S. Mary Magdalen, Oxford, c. A.D. 1500.

The figure of the patron saint over the outer door of the porch of a parish church has frequently been preserved; occasionally the figures in the niches of a churchyard cross still remain.

Corbel, Rushden, c. A.D. 1500.

The frequent use of figures, simply as corbels between the windows of the clere-storey to carry the roof, is a good characteristic of the late Perpendicular style; they are generally of the time of Henry the Seventh or Eighth, as at Rushden, Northants. The figure used is generally that of an angel, and each angel is sometimes represented as carrying a different musical instrument, so as to make up a heavenly choir. In this instance the instrument carried is one sometimes called a mouth-organ, or shepherd’s pipes.

The splendid Open Timber Roofs, as at St.

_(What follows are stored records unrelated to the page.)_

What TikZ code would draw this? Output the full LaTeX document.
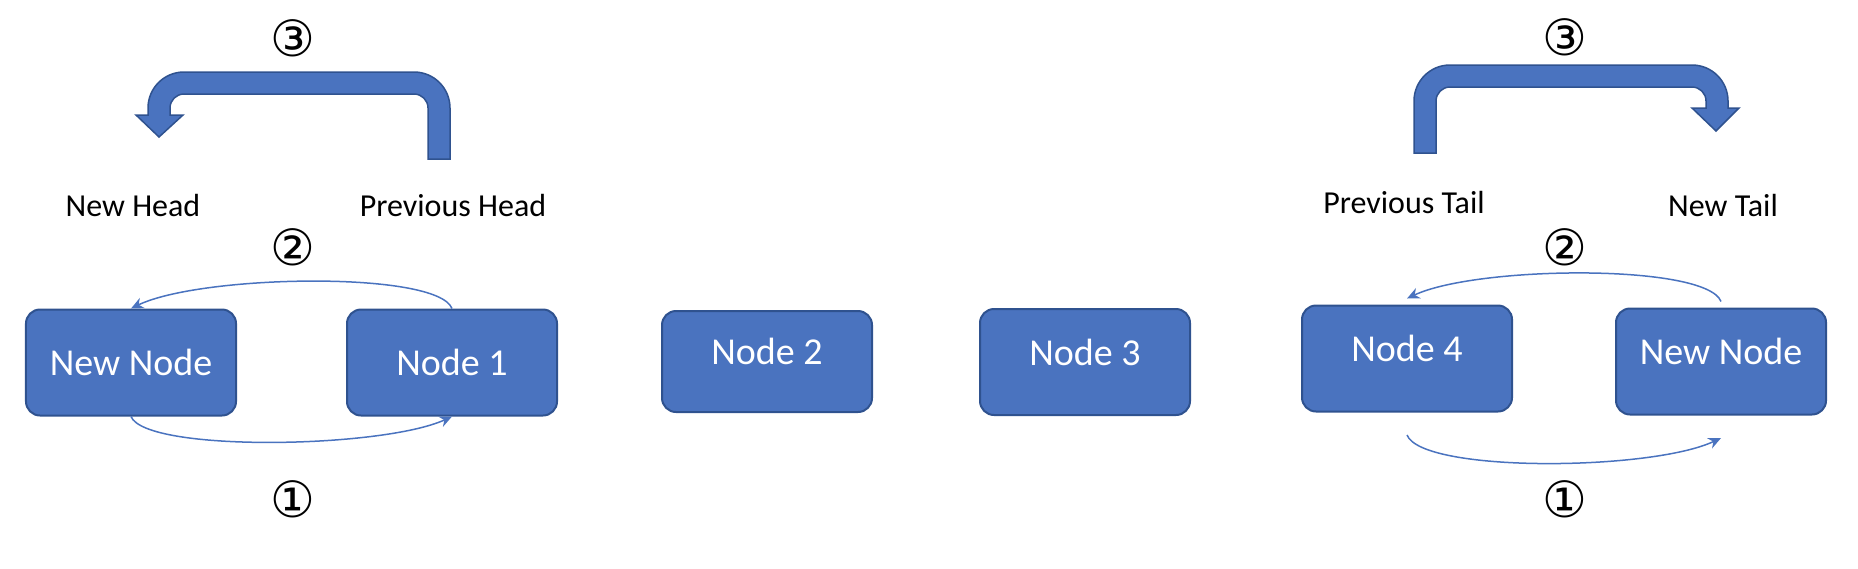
\documentclass[tikz,border=0pt]{standalone}
\usepackage{fontspec}
\setmainfont{Carlito}
\newfontfamily\circfont{DejaVu Sans}
\usetikzlibrary{arrows.meta}
\definecolor{boxblue}{HTML}{4A73BF}
\definecolor{boxedge}{HTML}{2F528F}

\begin{document}
\begin{tikzpicture}[x=0.4pt,y=-0.4pt,
    listnode/.style={draw=boxedge,line width=0.8pt,fill=boxblue,rounded corners=5.6pt,
      minimum width=84pt,minimum height=42.4pt,inner sep=0pt,text=white,
      font=\fontsize{15.2}{18}\selectfont,text height=10.5pt,text depth=0pt},
    raised/.style={text depth=8pt},
    caption/.style={anchor=base,font=\fontsize{12.8}{15}\selectfont},
    stepnum/.style={font=\circfont\fontsize{20}{24}\selectfont},
    link/.style={boxblue,line width=0.6pt,-{Stealth[length=5pt,width=4.5pt]}},
    bent/.style={fill=boxblue,draw=boxedge,line width=0.6pt}]
  \useasboundingbox (0,0) rectangle (1858,568);

  % insert at head
  \node[listnode] (hnew) at (131,362.5) {New Node};
  \node[listnode] (n1) at (452,362.5) {Node 1};
  \node[listnode,raised,minimum height=40.4pt] (n2) at (767,361.5) {Node 2};
  \node[listnode,raised] (n3) at (1085,362) {Node 3};
  % insert at tail
  \node[listnode,raised] (n4) at (1407,358.5) {Node 4};
  \node[listnode,raised] (tnew) at (1721,361.5) {New Node};

  \node[caption] (newhead) at (133,216) {New Head};
  \node[caption] (prevhead) at (453,216) {Previous Head};
  \node[caption] (prevtail) at (1404,213) {Previous Tail};
  \node[caption] (newtail) at (1723,216) {New Tail};

  \node[stepnum] (h1) at (293,499) {①};
  \node[stepnum] (h2) at (293,247) {②};
  \node[stepnum] (h3) at (293,38) {③};
  \node[stepnum] (t1) at (1565,499) {①};
  \node[stepnum] (t2) at (1565,247) {②};
  \node[stepnum] (t3) at (1565,37) {③};

  \draw[link] (hnew.south) .. controls +(15,36) and +(-70,32) .. (n1.south);
  \draw[link] (n1.north) .. controls +(-15,-38) and +(70,-34) .. (hnew.north);
  \draw[link] ([yshift=-9pt]n4.south) .. controls +(15,38) and +(-70,33) .. ([yshift=-9pt]tnew.south);
  \draw[link] ([yshift=2.4pt]tnew.north) .. controls +(-15,-38) and +(70,-33) .. ([yshift=2.4pt]n4.north);

  % head moves left
  \draw[bent] (428,159) -- (428,108) arc[start angle=0,end angle=90,radius=5.6pt]
    -- (184,94) arc[start angle=90,end angle=180,radius=5.6pt]
    -- (170,115) -- (183,115) -- (159,137) -- (136,115) -- (148,115)
    -- (148,108) arc[start angle=180,end angle=90,radius=14.4pt]
    -- (414,72) arc[start angle=90,end angle=0,radius=14.4pt]
    -- (450,159) -- cycle;
  % tail moves right
  \draw[bent] (1414,153) -- (1414,101) arc[start angle=180,end angle=90,radius=14.4pt]
    -- (1692,65) arc[start angle=90,end angle=0,radius=14.4pt]
    -- (1728,108) -- (1739,108) -- (1716,131) -- (1692,108) -- (1706,108)
    -- (1706,101) arc[start angle=0,end angle=90,radius=5.6pt]
    -- (1450,87) arc[start angle=90,end angle=180,radius=5.6pt]
    -- (1436,153) -- cycle;
\end{tikzpicture}
\end{document}
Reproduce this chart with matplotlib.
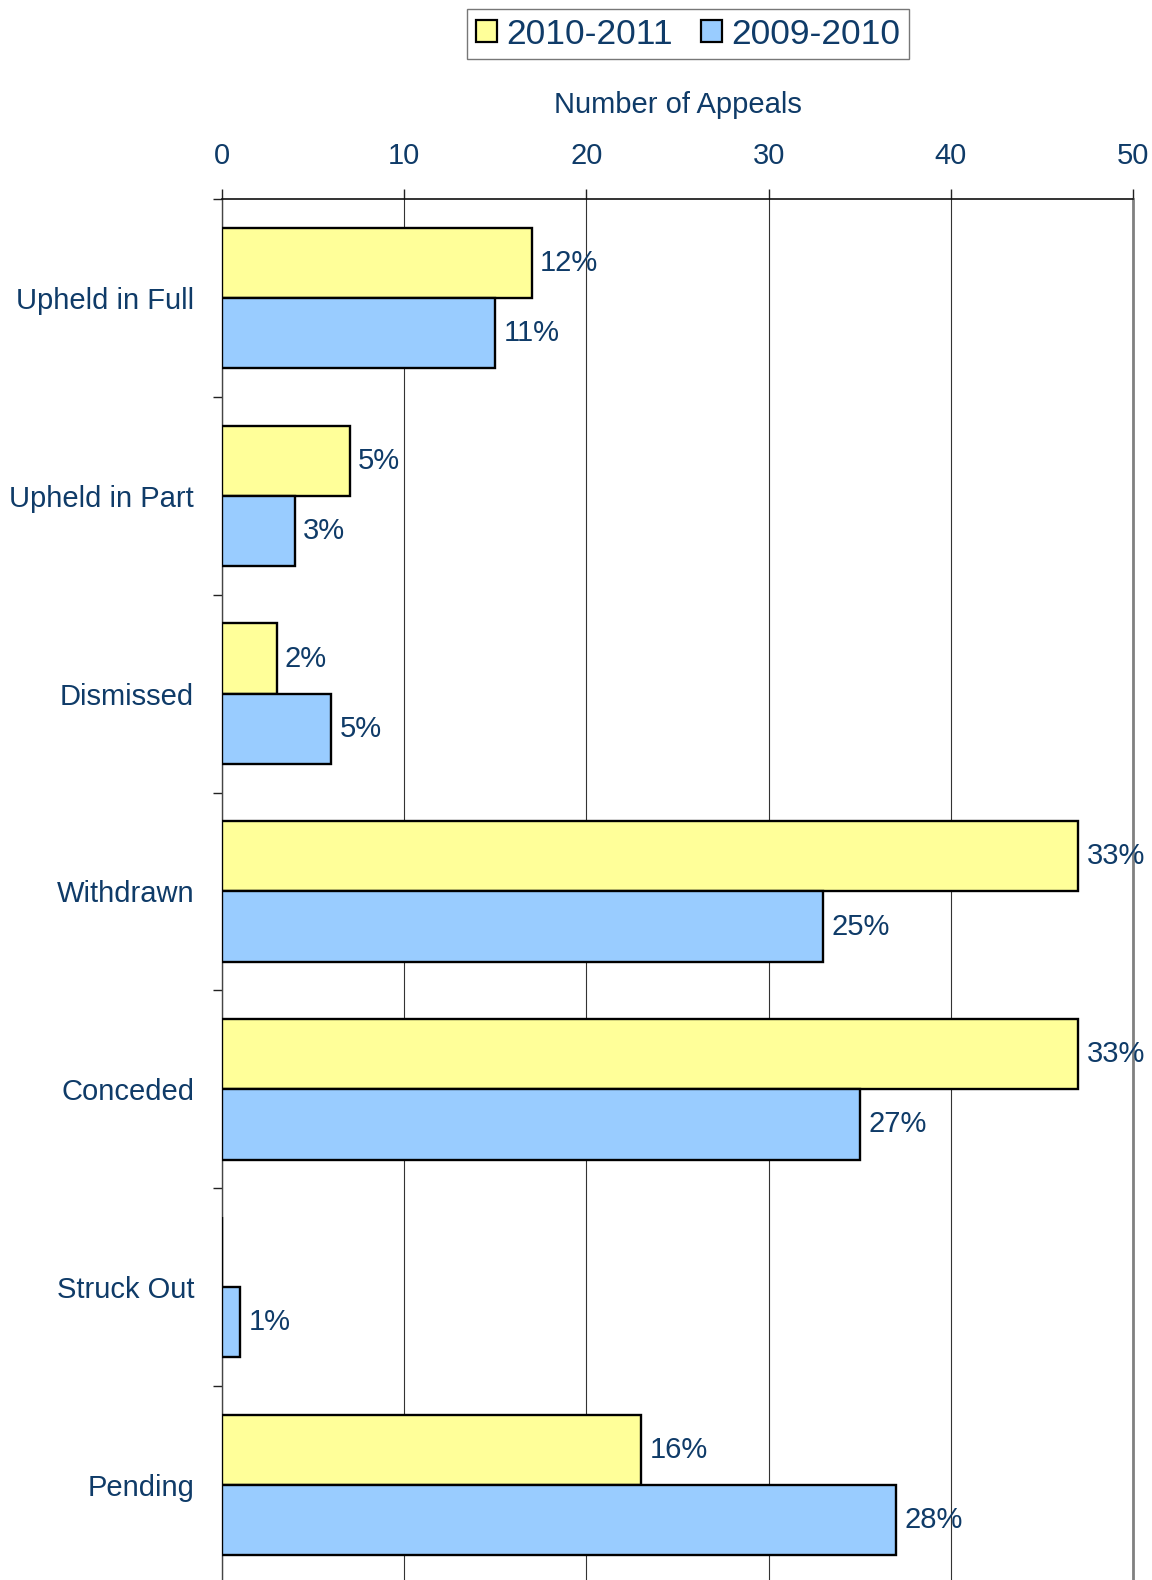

Stephen’s Church, Norwich, which are the glory of the eastern counties, belong almost entirely to this style; the screens and lofts across the chancel-arch, and often across the aisles also, and the richly carved bench-ends for which the West of England is so justly celebrated, also belong to it; in fact, nearly the whole of the medieval woodwork which we have remaining is of this style, and this material appears to be peculiarly adapted for it. It may reasonably be doubted whether the modern attempts to revive the woodwork of the Norman and Early English styles are not altogether a mistake. Nothing can well exceed the richness and beauty of the Perpendicular woodwork, and it is easy to imagine that a church of the twelfth or thirteenth century has been newly furnished in the fifteenth or sixteenth. We have, however, some very beautiful examples of Decorated woodwork in screens, and stalls with their canopies, as at Winchester; there are also a few wooden tombs of that period.

In Norfolk there are several fine examples remaining of galleries and screens, commonly called roodlofts, being used at the west end of the church also, under the tower, and across the tower-arch; and this in churches where the roodloft, properly so called, still remains across the chancel-arch, so that there is a

St. Stephen’s Church, Norwich, c. A.D. 1500.